Partly because of the unpredictable and annoying way my thought stream behaves, I instinctively rebel against the idea that the human mind can be accurately captured by computational algorithms. They are surprisingly similar - after the multiple branches, overrides, commits and collaborative push/pulls, the resulting computational web of thought resembles the complicated nature of consciousness. It would arguably create much more complex structures than any individual - or maybe collective - consciousness. But for me, what fundamentally makes my thinking exasperatingly different from just a complicated web is the in-comprehensible intention behind it. Computation is built on logic. Everything can be traced back and repeated through a concrete binary system; even the pseudo-random() function follows deterministic rules. But for me, consciousness is the complete helplessness of never finding a logical pattern or retraceable pattern in thinking. Did I just think about an elephant because it was social convention, personal trigger, or random occurrence? If I trace time back and return, will I again think of an elephant? Are these elephants one and the same?

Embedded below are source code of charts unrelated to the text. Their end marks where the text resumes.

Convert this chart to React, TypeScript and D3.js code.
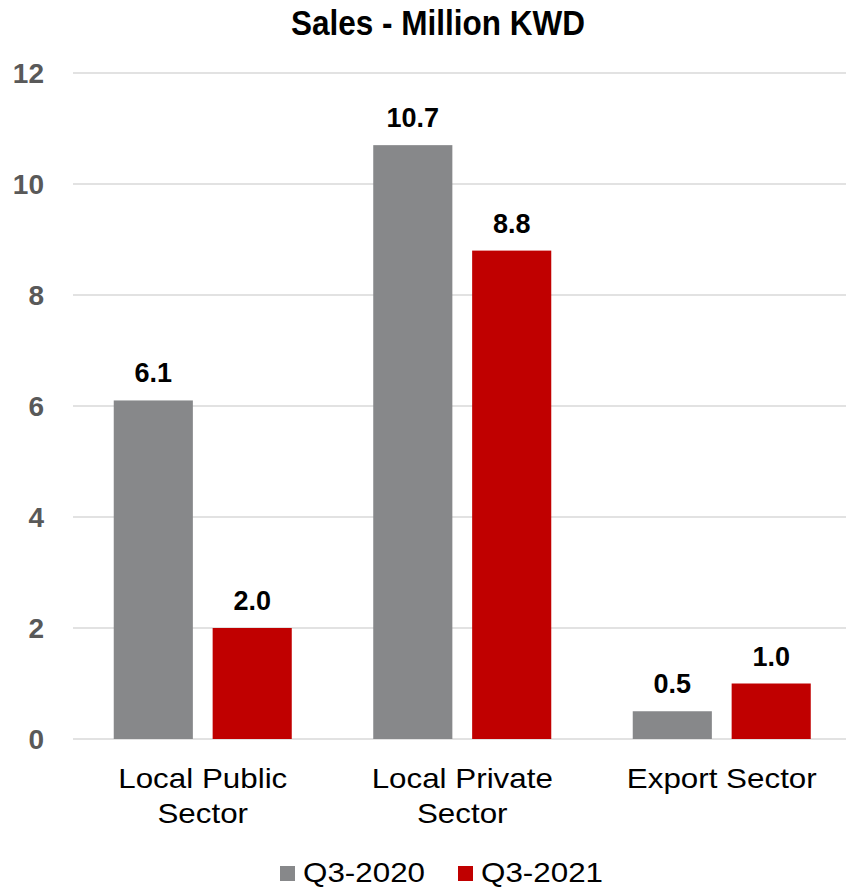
import React from "react";
import * as d3 from "d3";

const categories: string[][] = [["Local Public", "Sector"], ["Local Private", "Sector"], ["Export Sector"]];
const seriesNames = ["Q3-2020", "Q3-2021"];
const q3_2020 = [6.1, 10.7, 0.5];
const q3_2021 = [2.0, 8.8, 1.0];
const yTicks = [0, 2, 4, 6, 8, 10, 12];
const colors = ["#87888A", "#C00000"];

const W = 846;
const H = 887;
const plotLeft = 73;
const gridRight = 846;
const bandRight = 851.5;
const plotTop = 73;
const plotBottom = 739;

export default function App() {
  const series = [q3_2020, q3_2021];
  const x0 = d3.scaleBand<number>().domain(d3.range(categories.length)).range([plotLeft, bandRight]).padding(0);
  const bw = x0.bandwidth();
  const x1 = d3
    .scaleBand<number>()
    .domain(d3.range(seriesNames.length))
    .range([bw * 0.1570, bw * 0.8430])
    .paddingInner(0.2);
  const y = d3.scaleLinear().domain([0, 12]).range([plotBottom, plotTop]);
  const font = "'Liberation Sans', Arial, sans-serif";

  const legendX = [280, 458];

  return (
    <svg width={W} height={H} style={{ position: "absolute", left: 0, top: 0, background: "#fff" }} fontFamily={font}>
      <text
        transform={`translate(438,35) scale(0.9,1)`}
        textAnchor="middle"
        fontWeight="bold"
        fontSize={35}
        fill="#000"
      >
        Sales - Million KWD
      </text>
      {yTicks.map((t) => (
        <g key={t}>
          <line x1={plotLeft} x2={gridRight} y1={y(t)} y2={y(t)} stroke="#D9D9D9" strokeWidth={1.5} />
          <text x={44} y={y(t)} dy="0.36em" textAnchor="end" fontWeight="bold" fontSize={28} fill="#595959">
            {t}
          </text>
        </g>
      ))}
      {categories.map((cat, i) => (
        <g key={i} transform={`translate(${x0(i)},0)`}>
          {series.map((s, j) => (
            <g key={j}>
              <rect
                x={x1(j)}
                y={y(s[i])}
                width={x1.bandwidth()}
                height={y(0) - y(s[i])}
                fill={colors[j]}
              />
              <text
                x={(x1(j) as number) + x1.bandwidth() / 2}
                y={y(s[i]) - 18}
                textAnchor="middle"
                fontWeight="bold"
                fontSize={27}
                fill="#000"
              >
                {s[i].toFixed(1)}
              </text>
            </g>
          ))}
          {cat.map((line, k) => (
            <text
              key={k}
              transform={`translate(${bw / 2},${788 + k * 35}) scale(1.12,1)`}
              textAnchor="middle"
              fontSize={28}
              fill="#000"
            >
              {line}
            </text>
          ))}
        </g>
      ))}
      {seriesNames.map((name, j) => (
        <g key={name}>
          <rect x={legendX[j]} y={866} width={15} height={15} fill={colors[j]} />
          <text transform={`translate(${legendX[j] + 23},882) scale(1.12,1)`} fontSize={28} fill="#000">
            {name}
          </text>
        </g>
      ))}
    </svg>
  );
}
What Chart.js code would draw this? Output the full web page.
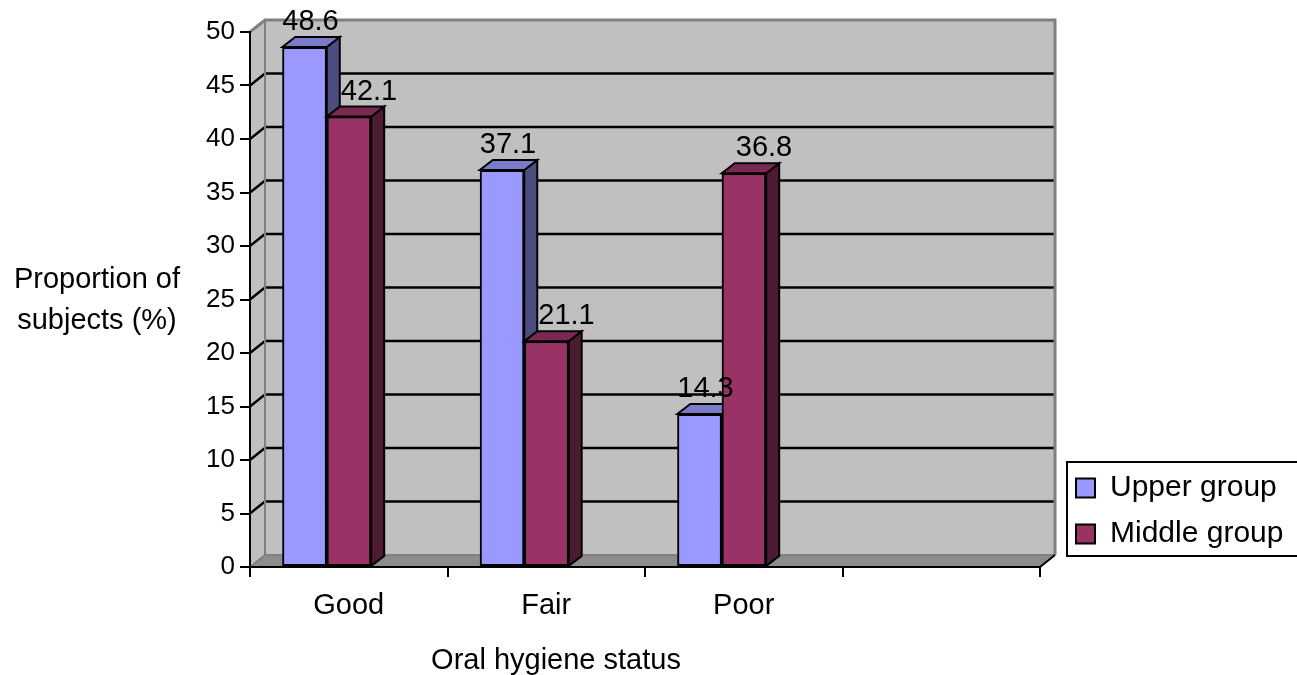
<!DOCTYPE html>
<html><head><meta charset="utf-8">
<script src="https://cdn.jsdelivr.net/npm/chart.js@4.4.1/dist/chart.umd.min.js"></script>
<style>html,body{margin:0;padding:0;background:#fff;}</style>
</head><body>
<canvas id="c" width="1297" height="675"></canvas>
<script>
// ---- data ----
const categories = ['Good', 'Fair', 'Poor', ''];
const seriesNames = ['Upper group', 'Middle group'];
const upperGroup = [48.6, 37.1, 14.3, null];
const middleGroup = [42.1, 21.1, 36.8, null];
const yMin = 0, yMax = 50, yStep = 5;
const xTitle = 'Oral hygiene status';
const yTitleLines = ['Proportion of', 'subjects (%)'];

// ---- style ----
const FONT = "'Liberation Sans', Arial, sans-serif";
const WALL = {dx: 15, dy: -12};
const BAR3D = {dx: 13, dy: -10};
const BAR_SHIFT = -22;
const LABEL_DX = [6, 20];
const LABEL_DY = -25;
const frontColors = ['#9999ff', '#993366'];
const faceColors = [{top: '#7b7bcc', side: '#4d4d80'}, {top: '#7a2952', side: '#4d1a33'}];

function poly(ctx, pts, fill) {
  ctx.beginPath();
  ctx.moveTo(pts[0][0], pts[0][1]);
  for (let i = 1; i < pts.length; i++) ctx.lineTo(pts[i][0], pts[i][1]);
  ctx.closePath();
  if (fill) { ctx.fillStyle = fill; ctx.fill(); }
  ctx.stroke();
}

const threeD = {
  id: 'threeD',
  afterLayout(chart) {
    const lg = chart.legend;
    if (!lg) return;
    lg.left = 1060; lg.right = 1297; lg.width = lg.right - lg.left;
    lg.top = 457; lg.bottom = 640; lg.height = lg.bottom - lg.top;
  },
  beforeDraw(chart) {
    const {ctx, chartArea: a} = chart;
    const {dx, dy} = WALL;
    ctx.save();
    ctx.fillStyle = '#c0c0c0';
    ctx.beginPath();
    ctx.moveTo(a.left, a.top); ctx.lineTo(a.left + dx, a.top + dy);
    ctx.lineTo(a.left + dx, a.bottom + dy); ctx.lineTo(a.left, a.bottom);
    ctx.closePath(); ctx.fill();
    ctx.fillRect(a.left + dx, a.top + dy, a.right - a.left, a.bottom - a.top);
    ctx.fillStyle = '#8c8c8c';
    ctx.beginPath();
    ctx.moveTo(a.left, a.bottom); ctx.lineTo(a.left + dx, a.bottom + dy);
    ctx.lineTo(a.right + dx, a.bottom + dy); ctx.lineTo(a.right, a.bottom);
    ctx.closePath(); ctx.fill();

    const ys = chart.scales.y;
    ctx.strokeStyle = '#000'; ctx.lineWidth = 2.4;
    ys.ticks.forEach(t => {
      if (t.value === yMin || t.value === yMax) return;
      const y = ys.getPixelForValue(t.value);
      ctx.beginPath();
      ctx.moveTo(a.left, y); ctx.lineTo(a.left + dx, y + dy); ctx.lineTo(a.right + dx, y + dy);
      ctx.stroke();
    });
    ctx.strokeStyle = '#808080'; ctx.lineWidth = 3;
    ctx.beginPath();
    ctx.moveTo(a.left, a.top); ctx.lineTo(a.left + dx, a.top + dy);
    ctx.lineTo(a.right + dx, a.top + dy); ctx.lineTo(a.right + dx, a.bottom + dy);
    ctx.stroke();
    ctx.lineWidth = 2;
    ctx.beginPath();
    ctx.moveTo(a.left + dx, a.top + dy); ctx.lineTo(a.left + dx, a.bottom + dy);
    ctx.lineTo(a.right + dx, a.bottom + dy);
    ctx.stroke();
    ctx.beginPath();
    ctx.moveTo(a.left, a.bottom); ctx.lineTo(a.left + dx, a.bottom + dy);
    ctx.stroke();
    ctx.strokeStyle = '#000';
    ctx.beginPath();
    ctx.moveTo(a.right, a.bottom); ctx.lineTo(a.right + dx, a.bottom + dy);
    ctx.stroke();
    ctx.restore();
  },
  beforeDatasetsDraw(chart) {
    chart.ctx.save();
    chart.ctx.translate(BAR_SHIFT, 0);
  },
  afterDatasetsDraw(chart) {
    const ctx = chart.ctx;
    const metas = chart.getSortedVisibleDatasetMetas().slice().sort((p, q) => p.index - q.index);
    const {dx, dy} = BAR3D;
    for (let i = 0; i < categories.length; i++) {
      metas.forEach(meta => {
        const v = chart.data.datasets[meta.index].data[i];
        const el = meta.data[i];
        if (v == null || !el) return;
        el.draw(ctx);
        const p = el.getProps(['x', 'y', 'base', 'width'], true);
        const l = p.x - p.width / 2, r = p.x + p.width / 2;
        const t = Math.min(p.y, p.base), b = Math.max(p.y, p.base);
        const fc = faceColors[meta.index];
        ctx.save();
        ctx.lineWidth = 2; ctx.strokeStyle = '#000'; ctx.lineJoin = 'miter';
        poly(ctx, [[r, t], [r + dx, t + dy], [r + dx, b + dy], [r, b]], fc.side);
        poly(ctx, [[l, t], [l + dx, t + dy], [r + dx, t + dy], [r, t]], fc.top);
        ctx.restore();
      });
    }
    ctx.save();
    ctx.font = '29px ' + FONT;
    ctx.fillStyle = '#000'; ctx.textAlign = 'center'; ctx.textBaseline = 'middle';
    metas.forEach(meta => {
      meta.data.forEach((el, i) => {
        const v = chart.data.datasets[meta.index].data[i];
        if (v == null) return;
        ctx.fillText(v.toFixed(1), el.x + LABEL_DX[meta.index], el.y + LABEL_DY);
      });
    });
    ctx.restore();
    ctx.restore();
  },
  afterDraw(chart) {
    const ctx = chart.ctx;
    ctx.save();
    ctx.font = '29px ' + FONT;
    ctx.fillStyle = '#000'; ctx.textAlign = 'center'; ctx.textBaseline = 'middle';
    ctx.fillText(yTitleLines[0], 97, 280);
    ctx.fillText(yTitleLines[1], 97, 321);
    ctx.fillText(xTitle, 556, 661);
    // legend frame
    const lg = chart.legend;
    ctx.strokeStyle = '#000'; ctx.lineWidth = 2;
    ctx.strokeRect(lg.left + 7, 462, 260, 94);
    ctx.restore();
  }
};

new Chart(document.getElementById('c'), {
  type: 'bar',
  data: {
    labels: categories,
    datasets: [
      {label: seriesNames[0], data: upperGroup, backgroundColor: frontColors[0], borderColor: '#000',
       borderWidth: 2, borderSkipped: false, categoryPercentage: 0.45, barPercentage: 1},
      {label: seriesNames[1], data: middleGroup, backgroundColor: frontColors[1], borderColor: '#000',
       borderWidth: 2, borderSkipped: false, categoryPercentage: 0.45, barPercentage: 1}
    ]
  },
  options: {
    responsive: false,
    animation: false,
    devicePixelRatio: 1,
    layout: {padding: {left: 0, top: 32, right: 257, bottom: 0}},
    plugins: {
      tooltip: {enabled: false},
      title: {display: false},
      legend: {
        position: 'chartArea', align: 'start',
        labels: {font: {family: FONT, size: 30}, color: '#000', boxWidth: 19, boxHeight: 19, padding: 16}
      }
    },
    scales: {
      x: {
        type: 'category', offset: true,
        grid: {offset: true, drawOnChartArea: false, drawTicks: true, tickLength: 10, color: '#000', lineWidth: 2},
        border: {display: true, color: '#000', width: 2},
        ticks: {font: {family: FONT, size: 29}, color: '#000', padding: 12, maxRotation: 0, autoSkip: false},
        afterFit: s => { s.height = 108; }
      },
      y: {
        min: yMin, max: yMax,
        ticks: {stepSize: yStep, font: {family: FONT, size: 26}, color: '#000', padding: 5},
        grid: {drawOnChartArea: false, tickLength: 10, color: '#000', lineWidth: 2},
        border: {display: true, color: '#000', width: 2},
        afterFit: s => { s.width = 250; }
      }
    }
  },
  plugins: [threeD]
});
</script>
</body></html>
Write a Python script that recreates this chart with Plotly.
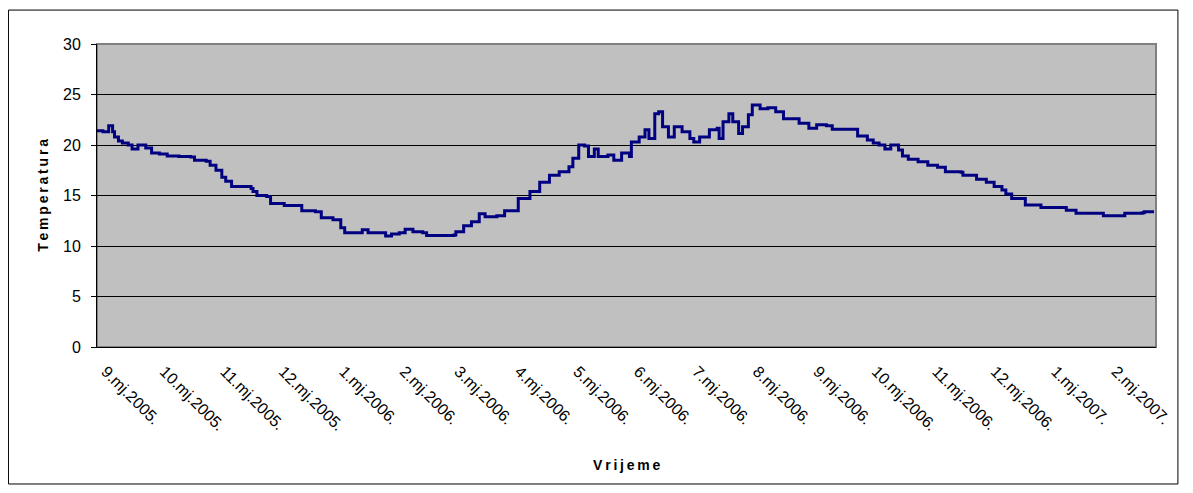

For me, consciousness is being comfortable with the incomprehensibility of how consciousness behaves. And maybe rejoicing in it, or struggling to comprehend it well knowing it's impossible. So for me, the presentation of technology - VR devices, Artificial Intelligence, psychedelics - really can be as close and as far to the conscious human experience. The proximity of these devices to human consciousness is not just a matter of better user experience, but dependent on the realization that intention and effect is never really comprehensible when it comes to the human brain. Especially one that notices light beams through curtains at 2am.